AIM: Copy out the data below as written; omit any images.

GIVEN INFORMATION:
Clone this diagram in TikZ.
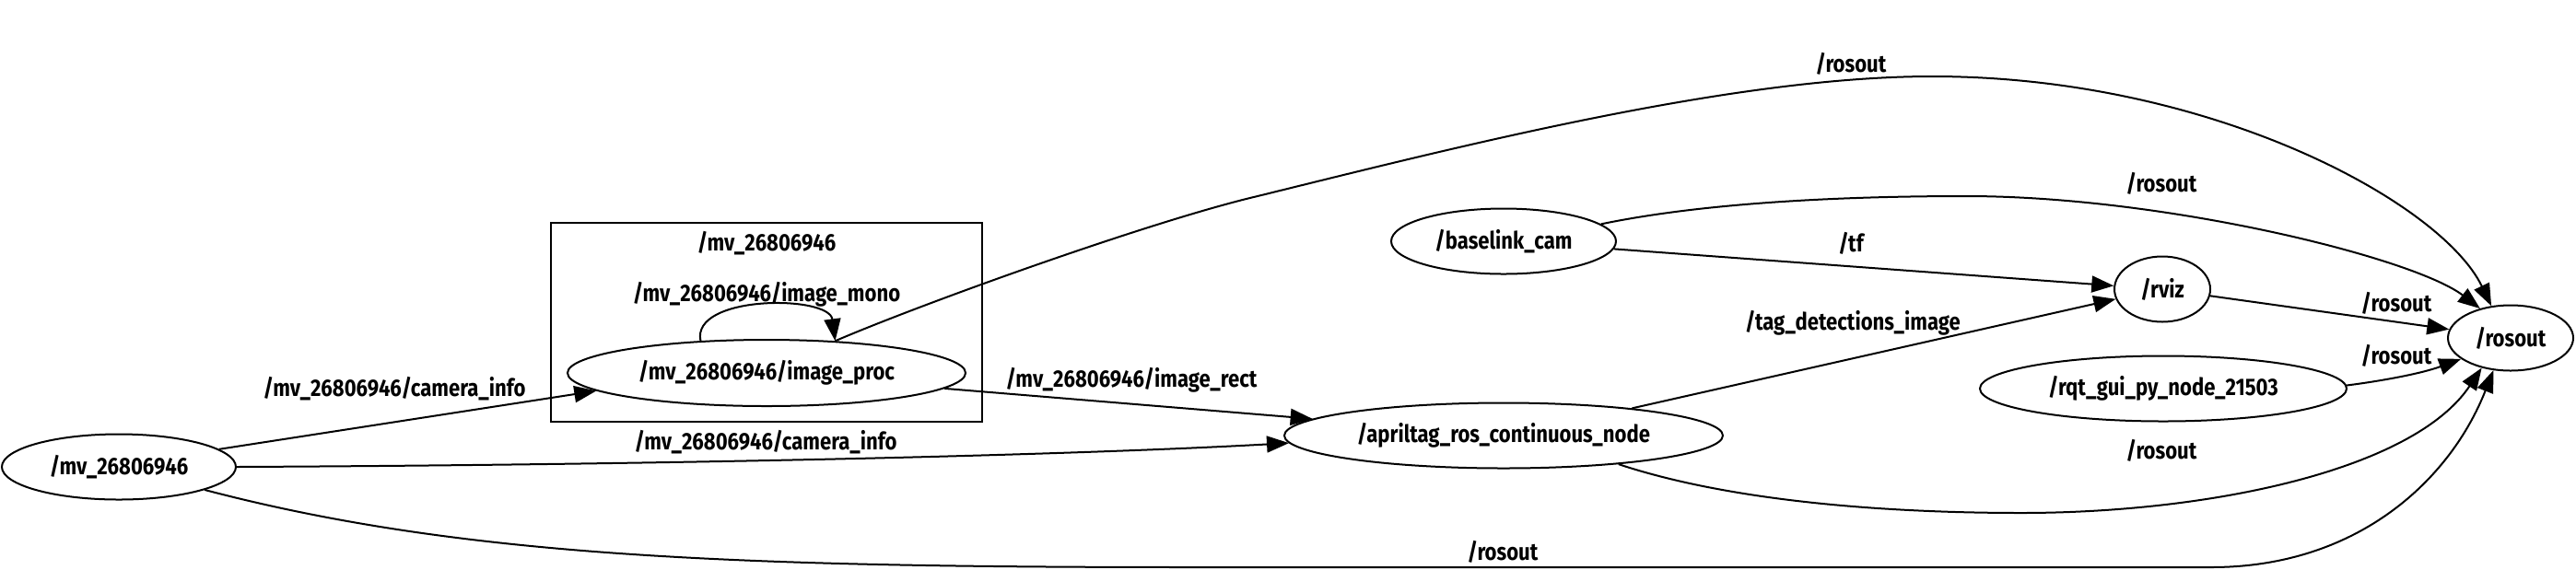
\documentclass[tikz,border=0pt]{standalone}
\usepackage{fontspec}
\setmainfont{Fira Sans}[FakeStretch=0.85]
\usetikzlibrary{shapes.geometric,arrows.meta}
\begin{document}
\begin{tikzpicture}[x=0.5pt,y=-0.5pt,
  every node/.style={font=\fontsize{13pt}{15pt}\selectfont\bfseries},
  nd/.style={ellipse, draw, line width=1pt, inner sep=0pt, minimum height=35.5pt},
  lbl/.style={inner sep=0pt, text height=0.72em, text depth=0.2em},
  conn/.style={line width=1pt, -{Triangle[length=12pt,width=9pt]}}]
\useasboundingbox (0,0) rectangle (2796,618);
% cluster
\node (cl) [draw, line width=1pt, rectangle, inner sep=0pt, minimum width=234pt, minimum height=108pt] at (832,350) {};
\node (cllbl) [lbl] at (832,267) {/mv\_26806946};
% nodes
\node (mv) [nd, minimum width=127pt] at (129,507) {/mv\_26806946};
\node (ip) [nd, minimum width=216pt, minimum height=36pt] at (832,405) {/mv\_26806946/image\_proc};
\node (bl) [nd, minimum width=122pt] at (1632,262) {/baselink\_cam};
\node (rviz) [nd, minimum width=52pt] at (2347,314) {/rviz};
\node (ro) [nd, minimum width=68pt] at (2725,367) {/rosout};
\node (rqt) [nd, minimum width=199pt] at (2348,422) {/rqt\_gui\_py\_node\_21503};
\node (apr) [nd, minimum width=238pt] at (1632,473) {/apriltag\_ros\_continuous\_node};
% edges
\draw[conn] (mv.10.8) -- (ip.186);
\draw[conn] (mv.0) .. controls (700,505) and (1150,495) .. (apr.182.8);
\draw[conn] (mv.345.3) .. controls (500,605) and (800,616) .. (1300,616) -- (2400,616) .. controls (2560,616) and (2660,520) .. (ro.242);
\draw[conn] (ip.355) -- (apr.175.6);
\draw[conn] (ip.154) .. controls (750,320) and (900,320) .. (ip.25);
\draw[conn] (ip.25) .. controls (1000,330) and (1250,240) .. (1365,213) .. controls (1580,160) and (1880,83) .. (2097,83) .. controls (2400,83) and (2650,220) .. (ro.121);
\draw[conn] (bl.10) .. controls (1850,220) and (2000,213) .. (2134,213) .. controls (2350,213) and (2620,280) .. (ro.136);
\draw[conn] (bl.356) -- (rviz.176);
\draw[conn] (apr.12.7) -- (rviz.192);
\draw[conn] (rviz.352) -- (ro.172);
\draw[conn] (rqt.1) .. controls (2590,413) and (2630,405) .. (ro.203);
\draw[conn] (apr.346) .. controls (1880,545) and (2050,557) .. (2194,557) .. controls (2400,557) and (2620,510) .. (ro.226);
% edge labels
\node (l1) [lbl] at (832,322) {/mv\_26806946/image\_mono};
\node (l2) [lbl] at (428,425) {/mv\_26806946/camera\_info};
\node (l3) [lbl] at (831,483) {/mv\_26806946/camera\_info};
\node (l4) [lbl] at (1228,415) {/mv\_26806946/image\_rect};
\node (l5) [lbl] at (2009,268) {/tf};
\node (l6) [lbl] at (2011,353) {/tag\_detections\_image};
\node (l7) [lbl] at (2009,73) {/rosout};
\node (l8) [lbl] at (2346,203) {/rosout};
\node (l9) [lbl] at (2601,333) {/rosout};
\node (l10) [lbl] at (2601,390) {/rosout};
\node (l11) [lbl] at (2346,493) {/rosout};
\node (l12) [lbl] at (1631,603) {/rosout};
\end{tikzpicture}
\end{document}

WRITTEN SOLUTION:
Clone this diagram in TikZ.
\documentclass[tikz,border=0pt]{standalone}
\usepackage{fontspec}
\setmainfont{Fira Sans}[FakeStretch=0.85]
\usetikzlibrary{shapes.geometric,arrows.meta}
\begin{document}
\begin{tikzpicture}[x=0.5pt,y=-0.5pt,
  every node/.style={font=\fontsize{13pt}{15pt}\selectfont\bfseries},
  nd/.style={ellipse, draw, line width=1pt, inner sep=0pt, minimum height=35.5pt},
  lbl/.style={inner sep=0pt, text height=0.72em, text depth=0.2em},
  conn/.style={line width=1pt, -{Triangle[length=12pt,width=9pt]}}]
\useasboundingbox (0,0) rectangle (2796,618);
% cluster
\node (cl) [draw, line width=1pt, rectangle, inner sep=0pt, minimum width=234pt, minimum height=108pt] at (832,350) {};
\node (cllbl) [lbl] at (832,267) {/mv\_26806946};
% nodes
\node (mv) [nd, minimum width=127pt] at (129,507) {/mv\_26806946};
\node (ip) [nd, minimum width=216pt, minimum height=36pt] at (832,405) {/mv\_26806946/image\_proc};
\node (bl) [nd, minimum width=122pt] at (1632,262) {/baselink\_cam};
\node (rviz) [nd, minimum width=52pt] at (2347,314) {/rviz};
\node (ro) [nd, minimum width=68pt] at (2725,367) {/rosout};
\node (rqt) [nd, minimum width=199pt] at (2348,422) {/rqt\_gui\_py\_node\_21503};
\node (apr) [nd, minimum width=238pt] at (1632,473) {/apriltag\_ros\_continuous\_node};
% edges
\draw[conn] (mv.10.8) -- (ip.186);
\draw[conn] (mv.0) .. controls (700,505) and (1150,495) .. (apr.182.8);
\draw[conn] (mv.345.3) .. controls (500,605) and (800,616) .. (1300,616) -- (2400,616) .. controls (2560,616) and (2660,520) .. (ro.242);
\draw[conn] (ip.355) -- (apr.175.6);
\draw[conn] (ip.154) .. controls (750,320) and (900,320) .. (ip.25);
\draw[conn] (ip.25) .. controls (1000,330) and (1250,240) .. (1365,213) .. controls (1580,160) and (1880,83) .. (2097,83) .. controls (2400,83) and (2650,220) .. (ro.121);
\draw[conn] (bl.10) .. controls (1850,220) and (2000,213) .. (2134,213) .. controls (2350,213) and (2620,280) .. (ro.136);
\draw[conn] (bl.356) -- (rviz.176);
\draw[conn] (apr.12.7) -- (rviz.192);
\draw[conn] (rviz.352) -- (ro.172);
\draw[conn] (rqt.1) .. controls (2590,413) and (2630,405) .. (ro.203);
\draw[conn] (apr.346) .. controls (1880,545) and (2050,557) .. (2194,557) .. controls (2400,557) and (2620,510) .. (ro.226);
% edge labels
\node (l1) [lbl] at (832,322) {/mv\_26806946/image\_mono};
\node (l2) [lbl] at (428,425) {/mv\_26806946/camera\_info};
\node (l3) [lbl] at (831,483) {/mv\_26806946/camera\_info};
\node (l4) [lbl] at (1228,415) {/mv\_26806946/image\_rect};
\node (l5) [lbl] at (2009,268) {/tf};
\node (l6) [lbl] at (2011,353) {/tag\_detections\_image};
\node (l7) [lbl] at (2009,73) {/rosout};
\node (l8) [lbl] at (2346,203) {/rosout};
\node (l9) [lbl] at (2601,333) {/rosout};
\node (l10) [lbl] at (2601,390) {/rosout};
\node (l11) [lbl] at (2346,493) {/rosout};
\node (l12) [lbl] at (1631,603) {/rosout};
\end{tikzpicture}
\end{document}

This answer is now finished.